The young-girls who are gay men have termed the cap of their salable innocence TWINK DEATH3. Girls are not the only ones whose youth is sexually important to the men who makeup mankind. The narrator4 in Tony Duvert’s Diary of an Innocent— the book which did indeed propel this entire essay into existence5— is interested in the sexuality of young boys. As was Duvert himself, at least according to his Wikipedia page. Diary of an Innocent was published in 1973, six years before Woody Allen’s Manhattan6. Both position youth and youth sexuality as a consumable anecdote to anxiety around the then novel postmodern impotence of the white man and what has been called “Western Culture”— something made possible by the ur-innocent power of the young-girl.
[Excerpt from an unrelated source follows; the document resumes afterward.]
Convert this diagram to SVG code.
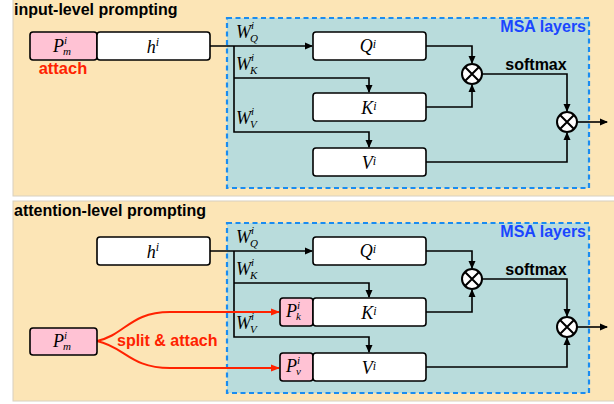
<svg xmlns="http://www.w3.org/2000/svg" width="614" height="404" viewBox="0 0 614 404">
<defs>
<marker id="ah" markerWidth="8" markerHeight="8" refX="7" refY="4" orient="auto" markerUnits="userSpaceOnUse"><path d="M0,0.5 L8,4 L0,7.5 Z" fill="#000"/></marker>
<marker id="ahr" markerWidth="9" markerHeight="8" refX="8" refY="4" orient="auto" markerUnits="userSpaceOnUse"><path d="M0,0.5 L9,4 L0,7.5 Z" fill="#ff2200"/></marker>
<g id="mult"><circle r="10" fill="#fff" stroke="#000" stroke-width="2"/><path d="M-7,-7 L7,7 M7,-7 L-7,7" stroke="#000" stroke-width="2"/></g>
</defs>
<style>
.panel{fill:#fce5b6;stroke:#d8d0c0;stroke-width:1}
.msa{fill:#b9dcdc;stroke:#1a8cf0;stroke-width:2.2;stroke-dasharray:5,3.5}
.box{fill:#fff;stroke:#000;stroke-width:1.6}
.pbox{fill:#ffc2d4;stroke:#000;stroke-width:1.6}
.title{font-family:"Liberation Sans",Arial,sans-serif;font-weight:bold;font-size:16px;fill:#000}
.lbl{font-family:"Liberation Sans",Arial,sans-serif;font-weight:bold;font-size:16px}
.math{font-family:"Liberation Serif","Times New Roman",serif;font-style:italic;font-size:18px;fill:#000}
.sm{font-size:11px}
.ln{fill:none;stroke:#000;stroke-width:1.6}
.rl{fill:none;stroke:#ff2200;stroke-width:2}
</style>

<!-- panels -->
<rect class="panel" x="13" y="-4" width="606" height="200"/>
<rect class="panel" x="13" y="201" width="606" height="200"/>
<text class="title" x="14" y="14.5">input-level prompting</text>
<text class="title" x="14" y="216">attention-level prompting</text>

<!-- top panel -->
<g id="msa-top">
<rect class="msa" x="227" y="18" width="362" height="170"/>
<text class="lbl" x="586" y="32" text-anchor="end" fill="#1a46ff">MSA layers</text>
</g>
<g id="connectors-top">
<path class="ln" d="M210,46 L312,46" marker-end="url(#ah)"/>
<path class="ln" d="M234,46 L234,132 L369,132 L369,147" marker-end="url(#ah)"/>
<path class="ln" d="M234,78 L369,78 L369,92" marker-end="url(#ah)"/>
<path class="ln" d="M426,46 L472,46 L472,63" marker-end="url(#ah)"/>
<path class="ln" d="M426,107 L472,107 L472,85" marker-end="url(#ah)"/>
<path class="ln" d="M482,74 L567,74 L567,111" marker-end="url(#ah)"/>
<path class="ln" d="M426,162 L567,162 L567,133" marker-end="url(#ah)"/>
<path class="ln" d="M577,122 L607,122" marker-end="url(#ah)"/>
<text class="lbl" x="536" y="70" text-anchor="middle" fill="#000">softmax</text>
<text class="math" x="236" y="38">W<tspan class="sm" dy="-9">i</tspan><tspan class="sm" dx="-4" dy="13">Q</tspan></text>
<text class="math" x="236" y="70">W<tspan class="sm" dy="-9">i</tspan><tspan class="sm" dx="-4" dy="13">K</tspan></text>
<text class="math" x="236" y="124">W<tspan class="sm" dy="-9">i</tspan><tspan class="sm" dx="-4" dy="13">V</tspan></text>
</g>
<g id="pm-top">
<rect class="pbox" x="30" y="32" width="67" height="28" rx="3"/>
<text class="math" x="53" y="52">P<tspan class="sm" dy="-8">i</tspan><tspan class="sm" dx="-4" dy="11">m</tspan></text>
<text class="lbl" x="63" y="74" text-anchor="middle" fill="#ff2200" style="font-size:16.5px">attach</text>
</g>
<g id="h-top">
<rect class="box" x="97" y="32" width="113" height="28" rx="3"/>
<text class="math" x="153" y="53" text-anchor="middle">h<tspan class="sm" dy="-7" style="font-size:12px">i</tspan></text>
</g>
<g id="q-top"><rect class="box" x="313" y="32" width="113" height="28" rx="3"/><text class="math" x="368" y="52" text-anchor="middle">Q<tspan dy="-4" style="font-size:12px">i</tspan></text></g>
<g id="k-top"><rect class="box" x="313" y="93" width="113" height="28" rx="3"/><text class="math" x="369" y="114" text-anchor="middle">K<tspan dy="-4" style="font-size:12px">i</tspan></text></g>
<g id="v-top"><rect class="box" x="313" y="148" width="113" height="28" rx="3"/><text class="math" x="369" y="169" text-anchor="middle">V<tspan dy="-4" style="font-size:12px">i</tspan></text></g>
<g id="mult1-top"><use href="#mult" x="472" y="74"/></g>
<g id="mult2-top"><use href="#mult" x="567" y="122"/></g>

<!-- bottom panel -->
<g id="msa-bot">
<rect class="msa" x="227" y="223" width="362" height="170"/>
<text class="lbl" x="586" y="237" text-anchor="end" fill="#1a46ff">MSA layers</text>
</g>
<g id="connectors-bot">
<path class="ln" d="M210,251 L312,251" marker-end="url(#ah)"/>
<path class="ln" d="M234,251 L234,337 L369,337 L369,352" marker-end="url(#ah)"/>
<path class="ln" d="M234,283 L369,283 L369,297" marker-end="url(#ah)"/>
<path class="ln" d="M426,251 L472,251 L472,268" marker-end="url(#ah)"/>
<path class="ln" d="M426,312 L472,312 L472,290" marker-end="url(#ah)"/>
<path class="ln" d="M482,279 L567,279 L567,316" marker-end="url(#ah)"/>
<path class="ln" d="M426,367 L567,367 L567,338" marker-end="url(#ah)"/>
<path class="ln" d="M577,327 L607,327" marker-end="url(#ah)"/>
<path class="rl" d="M97,341 C125,335 130,312 170,312 L279,312" marker-end="url(#ahr)"/>
<path class="rl" d="M97,341 C125,347 130,368 170,368 L279,368" marker-end="url(#ahr)"/>
<text class="lbl" x="536" y="275" text-anchor="middle" fill="#000">softmax</text>
<text class="lbl" x="117" y="346" fill="#ff2200">split &amp; attach</text>
<text class="math" x="236" y="243">W<tspan class="sm" dy="-9">i</tspan><tspan class="sm" dx="-4" dy="13">Q</tspan></text>
<text class="math" x="236" y="275">W<tspan class="sm" dy="-9">i</tspan><tspan class="sm" dx="-4" dy="13">K</tspan></text>
<text class="math" x="236" y="329">W<tspan class="sm" dy="-9">i</tspan><tspan class="sm" dx="-4" dy="13">V</tspan></text>
</g>
<g id="h-bot">
<rect class="box" x="97" y="237" width="113" height="28" rx="3"/>
<text class="math" x="153" y="258" text-anchor="middle">h<tspan class="sm" dy="-7" style="font-size:12px">i</tspan></text>
</g>
<g id="pm-bot">
<rect class="pbox" x="30" y="328" width="67" height="27" rx="3"/>
<text class="math" x="53" y="347">P<tspan class="sm" dy="-8">i</tspan><tspan class="sm" dx="-4" dy="11">m</tspan></text>
</g>
<g id="q-bot"><rect class="box" x="313" y="237" width="113" height="28" rx="3"/><text class="math" x="368" y="257" text-anchor="middle">Q<tspan dy="-4" style="font-size:12px">i</tspan></text></g>
<g id="pk-bot"><rect class="pbox" x="280" y="298" width="33" height="28" rx="3"/><text class="math" x="286" y="317">P<tspan class="sm" dy="-8">i</tspan><tspan class="sm" dx="-4" dy="11">k</tspan></text></g>
<g id="k-bot"><rect class="box" x="313" y="298" width="113" height="28" rx="3"/><text class="math" x="369" y="319" text-anchor="middle">K<tspan dy="-4" style="font-size:12px">i</tspan></text></g>
<g id="pv-bot"><rect class="pbox" x="280" y="353" width="33" height="28" rx="3"/><text class="math" x="286" y="372">P<tspan class="sm" dy="-8">i</tspan><tspan class="sm" dx="-4" dy="11">v</tspan></text></g>
<g id="v-bot"><rect class="box" x="313" y="353" width="113" height="28" rx="3"/><text class="math" x="369" y="374" text-anchor="middle">V<tspan dy="-4" style="font-size:12px">i</tspan></text></g>
<g id="mult1-bot"><use href="#mult" x="472" y="279"/></g>
<g id="mult2-bot"><use href="#mult" x="567" y="327"/></g>
</svg>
Duvert’s globalism (the pedophilic events of the book take place in what we can assume to be a fictionalized North Africa, likely Morocco) depicts this well— he is at once comfortable as a foreigner (because he is white and French, lives independently, and is relatively wealthy; he buys many things for the families of his boys), and simultaneously admits that the boys “know things” he does not. He consistently characterizes the boys as knowing— even wise— in the context of this nonwestern place which problematizes Duvert’s concept of innocence. The drama of Duvert’s character lies in the conflation of asceticism and innocence: he has divested himself of home, family, and most normal comforts. His actions consist most primarily of writing about the boys: recording their actions and a remarkable amount of speculating about their lives outside of him.
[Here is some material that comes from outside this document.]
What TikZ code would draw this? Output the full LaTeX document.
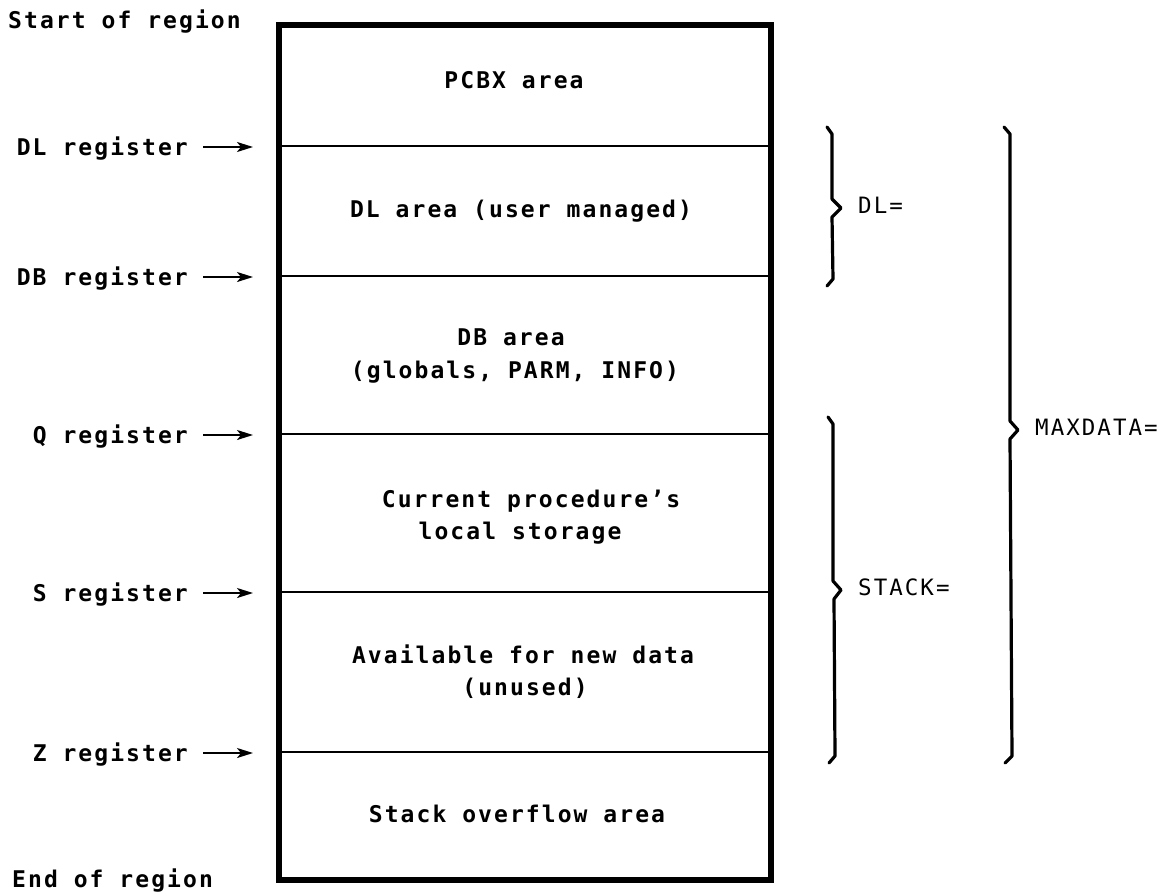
\documentclass[tikz,border=0pt]{standalone}
\usepackage{fontspec}
\usetikzlibrary{arrows.meta}
\newfontfamily\mainmono[LetterSpace=9]{DejaVu Sans Mono Bold}
\newfontfamily\sidemono[LetterSpace=9]{DejaVu Sans Mono}
\begin{document}
\begin{tikzpicture}[x=1pt,y=-1pt,
  txt/.style={inner sep=0pt,font=\fontsize{23}{26}\mainmono},
  side/.style={inner sep=0pt,anchor=base west,font=\fontsize{22.5}{26}\sidemono},
  reg/.style={txt,anchor=base east},
  arr/.style={line width=2pt,-{Stealth[length=16pt,width=10pt,inset=4pt]}},
  divider/.style={line width=2.2pt},
  brace/.style={line width=3.2pt,line join=round,line cap=round}]
\useasboundingbox (0,0) rectangle (1166,892);
% outer box
\node[draw,line width=5.5pt,minimum width=492pt,minimum height=855pt,inner sep=0pt,anchor=north west] (box) at (276,22) {};
% dividers
\coordinate (dlL) at (276,146); \coordinate (dlR) at (768,146);
\coordinate (dbL) at (276,276); \coordinate (dbR) at (768,276);
\coordinate (qL) at (276,434);  \coordinate (qR) at (768,434);
\coordinate (sL) at (276,592);  \coordinate (sR) at (768,592);
\coordinate (zL) at (276,752);  \coordinate (zR) at (768,752);
\foreach \a/\b in {dlL/dlR,dbL/dbR,qL/qR,sL/sR,zL/zR} \draw[divider] (\a) -- (\b);
% box texts
\node[txt,anchor=base] (pcbx) at (514,88) {PCBX area};
\node[txt,anchor=base] (dla) at (521,217) {DL area (user managed)};
\node[txt,anchor=base] (dba1) at (511,345) {DB area};
\node[txt,anchor=base] (dba2) at (515,378) {(globals, PARM, INFO)};
\node[txt,anchor=base] (cur1) at (531,507) {Current procedure’s};
\node[txt,anchor=base] (cur2) at (520,539) {local storage};
\node[txt,anchor=base] (av1) at (523,663) {Available for new data};
\node[txt,anchor=base] (av2) at (525,695) {(unused)};
\node[txt,anchor=base] (ovf) at (517,822) {Stack overflow area};
% left labels
\node[txt,anchor=base west] (start) at (8,28) {Start of region};
\node[txt,anchor=base west] (endr) at (12,887) {End of region};
\node[reg] (rdl) at (188,155) {DL register};
\node[reg] (rdb) at (188,285) {DB register};
\node[reg] (rq) at (188,443) {Q register};
\node[reg] (rs) at (188,601) {S register};
\node[reg] (rz) at (188,761) {Z register};
\coordinate (adl) at (203,147);
\coordinate (adb) at (203,277);
\coordinate (aq) at (203,435);
\coordinate (as) at (203,593);
\coordinate (az) at (203,753);
\coordinate (edl) at (253,147);
\coordinate (edb) at (253,277);
\coordinate (eq) at (253,435);
\coordinate (es) at (253,593);
\coordinate (ez) at (253,753);
\foreach \a/\b in {adl/edl,adb/edb,aq/eq,as/es,az/ez} \draw[arr] (\a) -- (\b);
% braces
\draw[brace] (827,127) -- (832,134) -- (832,199) -- (841,208) -- (832,217) -- (833,279) -- (827,286);
\draw[brace] (828,417) -- (833,424) -- (833,581) -- (841,590) -- (834,599) -- (835,756) -- (829,763);
\draw[brace] (1004,127) -- (1010,134) -- (1010,421) -- (1018,430) -- (1010,439) -- (1012,756) -- (1005,763);
\node[side] (ldl) at (858,213) {DL=};
\node[side] (lstack) at (858,595) {STACK=};
\node[side] (lmax) at (1035,435) {MAXDATA=};
\end{tikzpicture}
\end{document}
He writes of one young boy:
He’d tried living as a hetero, then a hippie, a trendy yuppie, a rebel, a drunk, a delinquent, a fairy in a relationship, an honest and determined worker, a good son, a useful friend, without finding anything that worked, that was as rich in resources, as adaptable as the graceful image of an adolescent that he was no longer able to pull off.
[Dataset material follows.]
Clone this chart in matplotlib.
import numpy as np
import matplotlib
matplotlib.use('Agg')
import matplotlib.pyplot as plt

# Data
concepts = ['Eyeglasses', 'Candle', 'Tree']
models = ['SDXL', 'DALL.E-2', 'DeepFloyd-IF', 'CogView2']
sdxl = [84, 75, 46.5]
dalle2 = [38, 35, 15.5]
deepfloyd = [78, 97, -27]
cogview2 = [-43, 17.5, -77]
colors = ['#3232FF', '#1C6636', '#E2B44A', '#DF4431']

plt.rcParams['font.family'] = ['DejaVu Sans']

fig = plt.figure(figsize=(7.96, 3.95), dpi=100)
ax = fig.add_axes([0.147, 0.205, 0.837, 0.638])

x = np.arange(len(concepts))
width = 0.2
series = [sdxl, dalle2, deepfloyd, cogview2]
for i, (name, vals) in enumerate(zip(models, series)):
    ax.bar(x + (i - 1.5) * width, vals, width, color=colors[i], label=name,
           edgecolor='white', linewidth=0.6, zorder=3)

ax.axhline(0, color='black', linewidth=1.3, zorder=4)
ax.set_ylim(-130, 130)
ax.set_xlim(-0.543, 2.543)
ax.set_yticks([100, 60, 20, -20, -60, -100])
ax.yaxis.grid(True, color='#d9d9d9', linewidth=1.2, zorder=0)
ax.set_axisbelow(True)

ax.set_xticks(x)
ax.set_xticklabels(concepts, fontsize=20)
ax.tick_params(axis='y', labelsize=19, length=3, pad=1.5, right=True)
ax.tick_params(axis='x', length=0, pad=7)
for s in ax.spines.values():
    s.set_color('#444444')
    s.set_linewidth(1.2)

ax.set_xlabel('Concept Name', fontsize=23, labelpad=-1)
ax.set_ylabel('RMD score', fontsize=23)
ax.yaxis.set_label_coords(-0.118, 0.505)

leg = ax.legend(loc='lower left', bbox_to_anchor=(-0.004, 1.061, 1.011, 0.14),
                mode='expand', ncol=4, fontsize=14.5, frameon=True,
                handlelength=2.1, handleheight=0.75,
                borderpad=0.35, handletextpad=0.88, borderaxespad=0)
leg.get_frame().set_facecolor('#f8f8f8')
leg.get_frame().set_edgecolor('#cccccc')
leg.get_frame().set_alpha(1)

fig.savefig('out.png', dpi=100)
Here Duvert is obviously writing about what we know as TWINK DEATH. The boy is not presented as innocent but in fact has lived many lives, perhaps more than the narrator can hope to. What makes the boy desirable to our narrator is not in fact his innocence, his innocence! What we might assume as the utmost asset of the young-girl, if we didn't know better. If we didn't know that innocence is not infantile. If we didn't text our bestie Afsana about Duvert and if she didn't say,
so it’s about the force of non-transition as a desire
The boy is not innocent of time. He is simply outside of time. We the youth, the young-girls, are not innocent only because less stuff has happened to us. Don’t make me laugh. We’re out here breaking time, no amount of pasts is enough. We cannot be innocent; we cannot be guilty. The young-girl is always an intervention into the form which makes up time. The young-girl belongs to the realm of forms, of form-changing forms, volatile forms. She troubles the oedipal, especially where she is a boy. She refuses transition— not-a-girl-not-yet-a-woman, she is a tool for atonement and existential reprieve, consisting of fascination, innumerable beautiful and baggageless pasts, and sugar, and spice, and hot, wet holes. Maybe she’s not interested in sovereignty, but— and I got ahead of myself, I’m sorry— but she does reify. This is her force I mean her momentum.
Duvert:
My life, then, consisted of living the intermissions of others, their brief lapses from being normal.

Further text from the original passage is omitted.